» **TO DO**: Keep only the lines where "chart" appears.

start DATASET CONTENT

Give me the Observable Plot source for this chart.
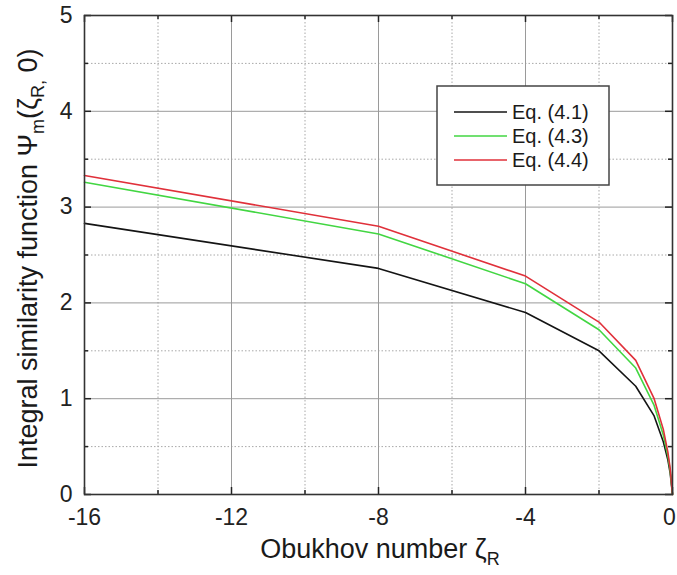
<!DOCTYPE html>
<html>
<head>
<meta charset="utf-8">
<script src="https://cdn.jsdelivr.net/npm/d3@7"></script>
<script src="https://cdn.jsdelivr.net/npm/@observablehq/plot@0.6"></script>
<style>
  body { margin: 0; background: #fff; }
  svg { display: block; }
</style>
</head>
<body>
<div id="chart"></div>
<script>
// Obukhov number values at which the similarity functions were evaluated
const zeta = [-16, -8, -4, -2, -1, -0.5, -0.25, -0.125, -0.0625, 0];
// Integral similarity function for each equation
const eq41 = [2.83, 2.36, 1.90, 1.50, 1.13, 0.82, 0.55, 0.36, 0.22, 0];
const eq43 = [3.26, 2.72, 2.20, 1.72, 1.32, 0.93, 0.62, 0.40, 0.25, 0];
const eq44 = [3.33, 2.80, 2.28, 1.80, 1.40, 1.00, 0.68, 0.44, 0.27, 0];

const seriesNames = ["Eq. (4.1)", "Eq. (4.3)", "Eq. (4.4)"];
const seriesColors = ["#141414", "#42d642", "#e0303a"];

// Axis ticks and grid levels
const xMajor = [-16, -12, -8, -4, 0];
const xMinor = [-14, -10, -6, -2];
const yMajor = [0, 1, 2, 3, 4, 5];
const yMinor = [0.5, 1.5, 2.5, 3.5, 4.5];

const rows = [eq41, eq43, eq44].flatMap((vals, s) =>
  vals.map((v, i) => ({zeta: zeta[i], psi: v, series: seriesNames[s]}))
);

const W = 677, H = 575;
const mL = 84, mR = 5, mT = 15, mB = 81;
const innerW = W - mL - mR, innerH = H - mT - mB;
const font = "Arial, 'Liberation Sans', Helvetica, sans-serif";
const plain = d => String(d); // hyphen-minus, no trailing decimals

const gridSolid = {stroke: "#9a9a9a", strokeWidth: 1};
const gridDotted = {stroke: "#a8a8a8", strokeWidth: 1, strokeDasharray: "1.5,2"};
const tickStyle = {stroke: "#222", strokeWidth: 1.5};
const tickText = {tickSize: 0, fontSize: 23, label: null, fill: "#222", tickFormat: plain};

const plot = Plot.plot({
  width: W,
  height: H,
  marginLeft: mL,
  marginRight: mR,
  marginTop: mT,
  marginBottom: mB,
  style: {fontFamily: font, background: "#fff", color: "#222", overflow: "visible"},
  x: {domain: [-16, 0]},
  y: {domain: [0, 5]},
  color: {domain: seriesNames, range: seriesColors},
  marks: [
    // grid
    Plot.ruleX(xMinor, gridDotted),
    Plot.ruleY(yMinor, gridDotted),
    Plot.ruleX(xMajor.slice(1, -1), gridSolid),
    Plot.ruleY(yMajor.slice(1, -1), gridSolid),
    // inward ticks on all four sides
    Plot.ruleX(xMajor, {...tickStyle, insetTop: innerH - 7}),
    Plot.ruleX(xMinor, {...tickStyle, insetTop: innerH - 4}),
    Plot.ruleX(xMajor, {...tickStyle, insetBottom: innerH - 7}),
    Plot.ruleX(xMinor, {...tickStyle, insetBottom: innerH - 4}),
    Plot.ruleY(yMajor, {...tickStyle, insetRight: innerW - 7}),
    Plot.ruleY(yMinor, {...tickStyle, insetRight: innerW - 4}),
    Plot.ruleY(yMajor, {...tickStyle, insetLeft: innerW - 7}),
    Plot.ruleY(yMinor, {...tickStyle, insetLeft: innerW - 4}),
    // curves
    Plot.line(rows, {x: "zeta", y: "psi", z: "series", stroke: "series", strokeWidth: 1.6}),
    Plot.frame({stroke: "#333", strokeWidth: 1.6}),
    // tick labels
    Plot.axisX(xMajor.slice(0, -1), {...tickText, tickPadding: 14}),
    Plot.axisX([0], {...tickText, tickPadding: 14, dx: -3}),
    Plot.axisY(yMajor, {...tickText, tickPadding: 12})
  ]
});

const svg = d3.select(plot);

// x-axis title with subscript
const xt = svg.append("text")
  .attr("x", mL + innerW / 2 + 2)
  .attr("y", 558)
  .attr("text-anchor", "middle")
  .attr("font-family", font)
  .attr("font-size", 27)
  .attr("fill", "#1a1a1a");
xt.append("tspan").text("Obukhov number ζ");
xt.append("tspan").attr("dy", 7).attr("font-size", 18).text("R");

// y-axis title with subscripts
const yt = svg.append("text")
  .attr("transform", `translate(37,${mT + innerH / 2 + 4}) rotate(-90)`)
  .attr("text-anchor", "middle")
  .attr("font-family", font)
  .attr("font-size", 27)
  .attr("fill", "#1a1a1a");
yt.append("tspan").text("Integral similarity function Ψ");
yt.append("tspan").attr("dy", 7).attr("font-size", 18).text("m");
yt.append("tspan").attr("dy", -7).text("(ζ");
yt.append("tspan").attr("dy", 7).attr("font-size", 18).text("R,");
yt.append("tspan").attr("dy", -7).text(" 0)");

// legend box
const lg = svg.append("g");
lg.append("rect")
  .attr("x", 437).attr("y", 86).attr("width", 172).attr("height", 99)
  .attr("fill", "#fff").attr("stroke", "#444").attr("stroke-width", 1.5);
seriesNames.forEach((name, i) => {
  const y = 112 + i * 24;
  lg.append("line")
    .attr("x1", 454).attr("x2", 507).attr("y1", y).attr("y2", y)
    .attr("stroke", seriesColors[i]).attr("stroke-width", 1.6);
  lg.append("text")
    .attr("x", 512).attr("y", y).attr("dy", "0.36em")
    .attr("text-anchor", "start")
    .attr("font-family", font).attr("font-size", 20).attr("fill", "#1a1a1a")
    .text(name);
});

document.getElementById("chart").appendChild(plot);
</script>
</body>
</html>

end DATASET CONTENT

» **THE ANSWER**:
Give me the Observable Plot source for this chart.
<div id="chart"></div>
document.getElementById("chart").appendChild(plot);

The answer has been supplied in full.